- [DATA PROVIDED]
....................

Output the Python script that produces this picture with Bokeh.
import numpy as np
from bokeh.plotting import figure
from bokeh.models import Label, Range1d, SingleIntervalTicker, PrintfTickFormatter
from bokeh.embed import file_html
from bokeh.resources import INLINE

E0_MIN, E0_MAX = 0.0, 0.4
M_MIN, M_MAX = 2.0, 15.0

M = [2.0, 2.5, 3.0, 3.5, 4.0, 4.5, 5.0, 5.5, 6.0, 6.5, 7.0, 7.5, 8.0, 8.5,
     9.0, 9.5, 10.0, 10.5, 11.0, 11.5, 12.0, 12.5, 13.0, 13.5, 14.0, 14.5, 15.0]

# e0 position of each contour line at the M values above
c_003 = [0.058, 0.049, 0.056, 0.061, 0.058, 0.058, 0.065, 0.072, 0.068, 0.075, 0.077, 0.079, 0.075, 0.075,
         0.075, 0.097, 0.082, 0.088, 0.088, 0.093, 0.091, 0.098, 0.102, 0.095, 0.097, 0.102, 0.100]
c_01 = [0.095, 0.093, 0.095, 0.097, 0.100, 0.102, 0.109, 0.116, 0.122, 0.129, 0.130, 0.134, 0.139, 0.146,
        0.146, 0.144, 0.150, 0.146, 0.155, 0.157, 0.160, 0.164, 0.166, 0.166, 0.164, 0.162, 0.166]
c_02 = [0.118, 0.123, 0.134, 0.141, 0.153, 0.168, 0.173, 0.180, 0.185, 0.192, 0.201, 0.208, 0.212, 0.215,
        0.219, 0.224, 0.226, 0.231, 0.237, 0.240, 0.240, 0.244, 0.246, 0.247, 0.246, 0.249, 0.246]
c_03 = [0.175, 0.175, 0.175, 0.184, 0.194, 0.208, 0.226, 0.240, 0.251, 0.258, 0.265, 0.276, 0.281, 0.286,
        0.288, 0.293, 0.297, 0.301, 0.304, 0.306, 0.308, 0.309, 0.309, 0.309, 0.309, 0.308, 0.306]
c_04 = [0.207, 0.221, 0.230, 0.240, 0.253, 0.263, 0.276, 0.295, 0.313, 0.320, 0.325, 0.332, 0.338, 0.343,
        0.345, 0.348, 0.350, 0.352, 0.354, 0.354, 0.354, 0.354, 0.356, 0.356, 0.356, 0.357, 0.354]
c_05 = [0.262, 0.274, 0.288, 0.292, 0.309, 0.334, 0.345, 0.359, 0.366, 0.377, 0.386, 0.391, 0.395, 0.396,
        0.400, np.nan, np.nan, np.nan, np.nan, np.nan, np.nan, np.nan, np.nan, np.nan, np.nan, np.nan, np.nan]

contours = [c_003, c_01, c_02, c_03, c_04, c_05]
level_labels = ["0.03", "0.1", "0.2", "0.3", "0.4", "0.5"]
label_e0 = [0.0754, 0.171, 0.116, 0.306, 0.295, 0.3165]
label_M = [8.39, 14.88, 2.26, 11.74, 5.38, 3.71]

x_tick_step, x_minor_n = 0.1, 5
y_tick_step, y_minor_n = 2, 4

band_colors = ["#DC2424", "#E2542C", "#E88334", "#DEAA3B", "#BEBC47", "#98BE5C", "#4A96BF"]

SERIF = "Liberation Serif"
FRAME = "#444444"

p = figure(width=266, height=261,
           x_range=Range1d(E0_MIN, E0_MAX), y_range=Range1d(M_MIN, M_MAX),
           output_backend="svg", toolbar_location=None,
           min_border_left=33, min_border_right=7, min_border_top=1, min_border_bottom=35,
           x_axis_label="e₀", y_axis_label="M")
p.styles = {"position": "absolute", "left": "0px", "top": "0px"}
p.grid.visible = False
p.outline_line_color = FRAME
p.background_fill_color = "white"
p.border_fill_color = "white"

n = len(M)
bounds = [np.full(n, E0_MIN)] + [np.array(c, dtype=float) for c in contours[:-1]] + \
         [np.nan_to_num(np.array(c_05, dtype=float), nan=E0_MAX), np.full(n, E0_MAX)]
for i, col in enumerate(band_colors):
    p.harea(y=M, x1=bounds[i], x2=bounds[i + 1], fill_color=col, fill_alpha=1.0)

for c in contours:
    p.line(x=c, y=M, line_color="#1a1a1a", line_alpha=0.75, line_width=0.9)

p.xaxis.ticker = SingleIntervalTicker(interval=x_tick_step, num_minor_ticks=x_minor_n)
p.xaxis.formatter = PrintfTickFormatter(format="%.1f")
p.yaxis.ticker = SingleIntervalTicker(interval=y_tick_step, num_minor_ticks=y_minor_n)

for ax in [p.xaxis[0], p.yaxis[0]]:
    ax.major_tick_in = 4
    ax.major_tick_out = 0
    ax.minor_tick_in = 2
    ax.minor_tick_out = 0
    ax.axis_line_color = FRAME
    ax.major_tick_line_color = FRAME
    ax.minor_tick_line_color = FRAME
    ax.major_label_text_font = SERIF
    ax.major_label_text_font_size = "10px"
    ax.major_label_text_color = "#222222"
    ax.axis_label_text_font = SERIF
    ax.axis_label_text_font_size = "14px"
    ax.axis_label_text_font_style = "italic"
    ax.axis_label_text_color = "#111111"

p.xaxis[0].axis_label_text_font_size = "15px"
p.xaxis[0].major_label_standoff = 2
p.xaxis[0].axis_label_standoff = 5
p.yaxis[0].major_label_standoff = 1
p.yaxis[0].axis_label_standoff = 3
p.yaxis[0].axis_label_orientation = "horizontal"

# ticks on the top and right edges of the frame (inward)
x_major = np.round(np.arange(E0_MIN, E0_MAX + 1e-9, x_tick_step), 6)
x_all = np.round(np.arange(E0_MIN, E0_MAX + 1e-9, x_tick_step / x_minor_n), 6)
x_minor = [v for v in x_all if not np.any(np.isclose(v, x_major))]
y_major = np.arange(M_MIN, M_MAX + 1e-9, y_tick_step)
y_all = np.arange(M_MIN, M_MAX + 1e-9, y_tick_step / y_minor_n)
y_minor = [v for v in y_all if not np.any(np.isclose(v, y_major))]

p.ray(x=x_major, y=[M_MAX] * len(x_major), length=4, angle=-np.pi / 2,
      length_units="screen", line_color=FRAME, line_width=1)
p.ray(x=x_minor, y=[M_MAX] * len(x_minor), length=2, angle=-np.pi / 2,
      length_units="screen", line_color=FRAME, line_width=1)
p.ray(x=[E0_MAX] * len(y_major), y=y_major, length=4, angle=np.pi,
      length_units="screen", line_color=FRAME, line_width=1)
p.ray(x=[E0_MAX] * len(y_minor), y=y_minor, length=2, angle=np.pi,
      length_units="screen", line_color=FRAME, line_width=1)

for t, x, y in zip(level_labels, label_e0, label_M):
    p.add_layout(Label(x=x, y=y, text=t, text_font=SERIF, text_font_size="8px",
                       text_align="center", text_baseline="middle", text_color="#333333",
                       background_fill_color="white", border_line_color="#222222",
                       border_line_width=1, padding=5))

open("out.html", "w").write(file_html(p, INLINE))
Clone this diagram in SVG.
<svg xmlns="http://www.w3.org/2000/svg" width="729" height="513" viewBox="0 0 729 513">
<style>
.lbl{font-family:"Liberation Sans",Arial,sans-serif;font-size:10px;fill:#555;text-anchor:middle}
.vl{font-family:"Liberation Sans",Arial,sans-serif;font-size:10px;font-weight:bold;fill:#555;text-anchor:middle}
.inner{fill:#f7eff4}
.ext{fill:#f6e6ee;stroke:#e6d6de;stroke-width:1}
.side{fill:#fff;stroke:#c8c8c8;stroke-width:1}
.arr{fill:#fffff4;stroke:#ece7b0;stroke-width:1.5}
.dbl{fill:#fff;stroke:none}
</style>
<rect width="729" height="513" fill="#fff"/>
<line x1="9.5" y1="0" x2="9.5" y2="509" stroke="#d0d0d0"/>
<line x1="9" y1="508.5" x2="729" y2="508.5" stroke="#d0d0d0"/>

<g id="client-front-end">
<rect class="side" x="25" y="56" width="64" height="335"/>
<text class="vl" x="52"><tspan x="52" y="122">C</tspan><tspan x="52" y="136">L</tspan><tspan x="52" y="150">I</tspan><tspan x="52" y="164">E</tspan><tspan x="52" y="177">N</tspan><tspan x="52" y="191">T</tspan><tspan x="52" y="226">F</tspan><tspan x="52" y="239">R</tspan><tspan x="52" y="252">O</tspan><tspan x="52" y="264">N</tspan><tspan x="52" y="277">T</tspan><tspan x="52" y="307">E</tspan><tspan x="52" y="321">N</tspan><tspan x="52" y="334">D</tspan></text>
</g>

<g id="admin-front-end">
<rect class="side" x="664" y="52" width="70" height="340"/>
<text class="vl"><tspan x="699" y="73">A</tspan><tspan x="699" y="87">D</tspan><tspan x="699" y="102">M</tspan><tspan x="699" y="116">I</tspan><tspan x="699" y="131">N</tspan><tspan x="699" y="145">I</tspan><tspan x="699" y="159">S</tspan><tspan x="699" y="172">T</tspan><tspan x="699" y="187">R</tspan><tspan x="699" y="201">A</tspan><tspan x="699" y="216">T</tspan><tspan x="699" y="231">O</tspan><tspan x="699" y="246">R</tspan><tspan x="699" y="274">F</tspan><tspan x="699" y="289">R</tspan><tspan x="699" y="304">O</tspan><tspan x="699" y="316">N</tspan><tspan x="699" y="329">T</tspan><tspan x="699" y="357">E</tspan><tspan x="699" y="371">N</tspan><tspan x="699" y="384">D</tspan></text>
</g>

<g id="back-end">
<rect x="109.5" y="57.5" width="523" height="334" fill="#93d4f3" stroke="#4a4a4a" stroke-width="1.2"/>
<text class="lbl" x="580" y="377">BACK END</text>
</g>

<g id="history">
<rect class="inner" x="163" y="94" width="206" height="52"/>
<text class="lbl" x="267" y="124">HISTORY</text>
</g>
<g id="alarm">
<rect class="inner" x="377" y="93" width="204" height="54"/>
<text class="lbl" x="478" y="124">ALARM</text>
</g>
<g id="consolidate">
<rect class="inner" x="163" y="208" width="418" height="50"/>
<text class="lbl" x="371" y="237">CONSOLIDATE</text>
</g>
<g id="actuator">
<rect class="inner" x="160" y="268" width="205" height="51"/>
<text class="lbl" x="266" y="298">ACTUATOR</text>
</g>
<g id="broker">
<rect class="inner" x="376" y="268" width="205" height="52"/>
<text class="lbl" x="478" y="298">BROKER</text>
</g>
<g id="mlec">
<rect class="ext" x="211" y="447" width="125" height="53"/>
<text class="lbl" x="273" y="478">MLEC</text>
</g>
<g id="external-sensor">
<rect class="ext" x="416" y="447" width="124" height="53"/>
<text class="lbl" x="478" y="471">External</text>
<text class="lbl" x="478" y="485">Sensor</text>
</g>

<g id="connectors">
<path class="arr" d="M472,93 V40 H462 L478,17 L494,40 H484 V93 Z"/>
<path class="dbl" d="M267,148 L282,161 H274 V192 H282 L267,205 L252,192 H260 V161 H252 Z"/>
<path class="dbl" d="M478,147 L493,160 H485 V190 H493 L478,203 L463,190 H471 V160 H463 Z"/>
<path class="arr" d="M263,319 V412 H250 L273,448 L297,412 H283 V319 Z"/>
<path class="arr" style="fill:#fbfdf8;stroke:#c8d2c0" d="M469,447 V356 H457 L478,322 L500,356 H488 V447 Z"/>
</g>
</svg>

....................

- [EXERCISE PROMPT] Copy, please, every line from the start of the entries down to the line that holds "14.0, 14.5, 15.0]", with both of those lines included and no others.

- [RIGHT ANSWER]
Output the Python script that produces this picture with Bokeh.
import numpy as np
from bokeh.plotting import figure
from bokeh.models import Label, Range1d, SingleIntervalTicker, PrintfTickFormatter
from bokeh.embed import file_html
from bokeh.resources import INLINE

E0_MIN, E0_MAX = 0.0, 0.4
M_MIN, M_MAX = 2.0, 15.0

M = [2.0, 2.5, 3.0, 3.5, 4.0, 4.5, 5.0, 5.5, 6.0, 6.5, 7.0, 7.5, 8.0, 8.5,
     9.0, 9.5, 10.0, 10.5, 11.0, 11.5, 12.0, 12.5, 13.0, 13.5, 14.0, 14.5, 15.0]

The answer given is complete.